To force it to run for your data I'll provide a patch to update the code.

diff --git a/launch_universc.sh b/launch_universc.sh
index f624f7d..5c14022 100755
--- a/launch_universc.sh
+++ b/launch_universc.sh
@@ -3518,8 +3518,8 @@ else
             mv ${crIN}/.temp $convFile
             #remove phase blocks and linkers (reverse complement if R2 matched)
             sed -E '
-                /.*?(.{8})(.{8})..G[GT]..G[AC]TG.G[GT]..........[GT]A[AC]GACT(.{8})AT[CT]CACGTGCTTGAG........GCATTCG(.{8}).*/ {
-                s/.*?(.{8})(.{8})..G[GT]..G[AC]TG.G[GT]..........[GT]A[AC]GACT(.{8})AT[CT]CACGTGCTTGAG........GCATTCG(.{8}).*/\4\3\2\1/g
+                /[ATCGN][ATGCGN](.{8})(.{8}).{30}(.{8}).{30}(.{8}).*/ {
+                s/..(.{8})(.{8}).{30}(.{8}).{30.(.{8}).*/\4\3\2\1/g
                 n
                 n
                 s/..(.{8})(.{8}).{30}(.{8}).{30}(.{8}).*/\4\3\2\1/g

Save the above in a file called 'patch.txt' and run

git apply patch.txt
git add launch_universc.sh
git commit -m "fixed length split-seq adapters for reverse complement"

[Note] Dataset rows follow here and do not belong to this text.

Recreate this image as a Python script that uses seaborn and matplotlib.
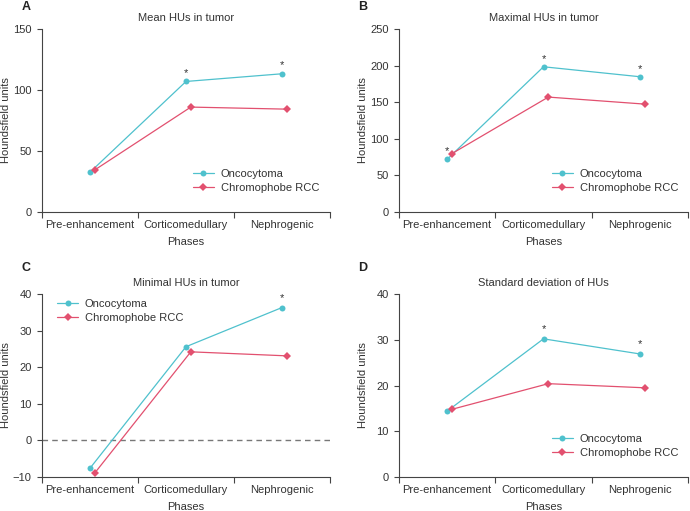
import numpy as np
import pandas as pd
import matplotlib
matplotlib.use("Agg")
import matplotlib.pyplot as plt
import seaborn as sns

sns.set_style("ticks")
plt.rcParams['font.family'] = ['Liberation Sans', 'DejaVu Sans']

phases = ["Pre-enhancement", "Corticomedullary", "Nephrogenic"]
groups = ["Oncocytoma", "Chromophobe RCC"]

mean_onc = [32.6, 107.0, 113.3]
mean_rcc = [34.5, 86.0, 84.3]
max_onc = [72.0, 198.4, 184.8]
max_rcc = [79.8, 157.0, 147.4]
min_onc = [-7.6, 25.6, 36.3]
min_rcc = [-8.9, 24.2, 23.1]
sd_onc = [14.4, 30.2, 26.9]
sd_rcc = [14.8, 20.4, 19.5]

sig_mean = [1, 2]
sig_max = [0, 1, 2]
sig_min = [2]
sig_sd = [1, 2]

titles = ["Mean HUs in tumor", "Maximal HUs in tumor", "Minimal HUs in tumor", "Standard deviation of HUs"]
letters = ["A", "B", "C", "D"]
ylims = [(0, 150), (0, 250), (-10, 40), (0, 40)]
yticks = [[0, 50, 100, 150], [0, 50, 100, 150, 200, 250], [-10, 0, 10, 20, 30, 40], [0, 10, 20, 30, 40]]
star_off = [7, 11, 2.5, 2.2]
legend_locs = [(0.524, 0.169), (0.529, 0.169), (0.052, 0.907), (0.529, 0.169)]
letter_pos = [(-0.07, 1.12), (-0.142, 1.12), (-0.07, 1.14), (-0.142, 1.14)]

panels = [(mean_onc, mean_rcc, sig_mean), (max_onc, max_rcc, sig_max),
          (min_onc, min_rcc, sig_min), (sd_onc, sd_rcc, sig_sd)]

colors = {"Oncocytoma": "#4fc1cd", "Chromophobe RCC": "#e2506f"}
markers = {"Oncocytoma": "o", "Chromophobe RCC": "D"}
msizes = {"Oncocytoma": 4.3, "Chromophobe RCC": 3.8}
offsets = {"Oncocytoma": 0.0, "Chromophobe RCC": 0.05}
FS = 8

fig = plt.figure(figsize=(6.9, 5.11), dpi=100)
positions = [
    [42/690, 1-212/511, (330-42)/690, (212-29)/511],
    [399/690, 1-212/511, (688-399)/690, (212-29)/511],
    [42/690, 1-477/511, (330-42)/690, (477-294)/511],
    [399/690, 1-477/511, (688-399)/690, (477-294)/511],
]

for i, (onc, rcc, sig) in enumerate(panels):
    ax = fig.add_axes(positions[i])
    rows = []
    for g, vals in zip(groups, [onc, rcc]):
        for j, (p, v) in enumerate(zip(phases, vals)):
            rows.append({"phase": p, "x": j + offsets[g], "value": v, "group": g})
    df = pd.DataFrame(rows)
    if i == 2:
        ax.axhline(0, color="#777777", lw=1.0, ls=(0, (4, 3)), zorder=0)
    for g in groups:
        sub = df[df.group == g]
        sns.lineplot(data=sub, x="x", y="value", ax=ax, color=colors[g], marker=markers[g],
                     markersize=msizes[g], markeredgewidth=0,
                     linewidth=0.9, label=g, sort=False)
    for j in sig:
        ax.text(j + offsets["Oncocytoma"], onc[j] + star_off[i], "*", ha="center", va="center",
                fontsize=FS, color="#333333")
    ax.set_xlim(-0.5, 2.5)
    ax.set_ylim(*ylims[i])
    ax.set_yticks(yticks[i])
    ax.set_xticks([-0.5, 0.5, 1.5, 2.5])
    ax.set_xticklabels([])
    ax.set_xticks([0, 1, 2], minor=True)
    ax.set_xticklabels(phases, minor=True, fontsize=FS, color="#333333")
    ax.tick_params(axis="x", which="minor", length=0, pad=6)
    ax.tick_params(axis="x", which="major", length=4, color="#444444", width=0.8)
    ax.tick_params(axis="y", length=3.5, color="#444444", width=0.8, labelsize=FS, labelcolor="#333333", pad=4)
    for s in ["left", "bottom"]:
        ax.spines[s].set_color("#444444")
        ax.spines[s].set_linewidth(0.8)
    sns.despine(ax=ax)
    ax.set_xlabel("Phases", fontsize=FS, color="#333333", labelpad=5)
    ax.set_ylabel("Houndsfield units", fontsize=FS, color="#333333")
    ax.yaxis.set_label_coords(-0.108, 0.5)
    ax.set_title(titles[i], fontsize=FS, color="#333333", pad=6)
    ax.text(letter_pos[i][0], letter_pos[i][1], letters[i], transform=ax.transAxes,
            fontsize=9, fontweight="bold", color="#222222", ha="left", va="center")
    leg = ax.legend(loc="center left", bbox_to_anchor=legend_locs[i], frameon=False,
                    fontsize=FS, handlelength=1.9, handletextpad=0.6, borderaxespad=0,
                    borderpad=0, labelspacing=0.35)
    for t in leg.get_texts():
        t.set_color("#333333")

fig.savefig("out.png", dpi=100)
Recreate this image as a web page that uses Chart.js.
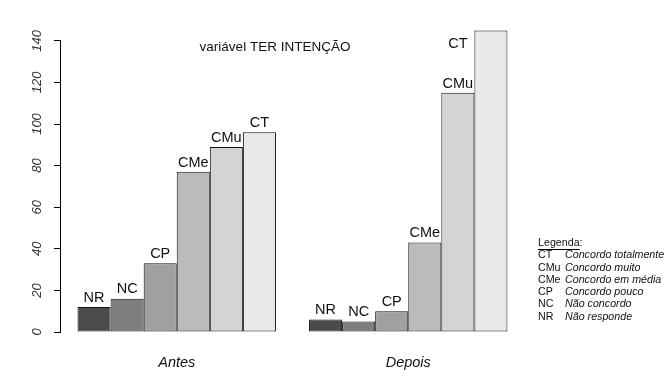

ayyildizd commented 1 year ago

Hi Tom,

Unfortunately the pipeline still fails at this step after all these editions:

[runtime] (failed)          ID.test_SRR16248559.SC_RNA_COUNTER_CS.SC_RNA_COUNTER.CHEMISTRY_DETECTOR.DETECT_CHEMISTRY

[error] You selected chemistry 'SC3Pv2', which expects the cell barcode sequence in read R1.
In input data, an extremely low rate of correct barcodes was observed for this chemistry (0.00 %).
Please check your input data and chemistry selection. Note: manual chemistry detection is not required in most cases.
Input: {'lanes': [u'1'], 'sample_names': [u'SRR16248559'], 'sample_indices': None, 'fastq_mode': u'ILMN_BCL2FASTQ', 'read_path': u'{basedir}/input4cellranger_test_SRR16248559', 'interleaved': False}

Shutting down.

In the end I tried this samples with STAR solo and it worked and since I have time limitation I decided to drop out this pipeline and move on with STAR solo. I really thank you for all helps so far! I am closing the issue.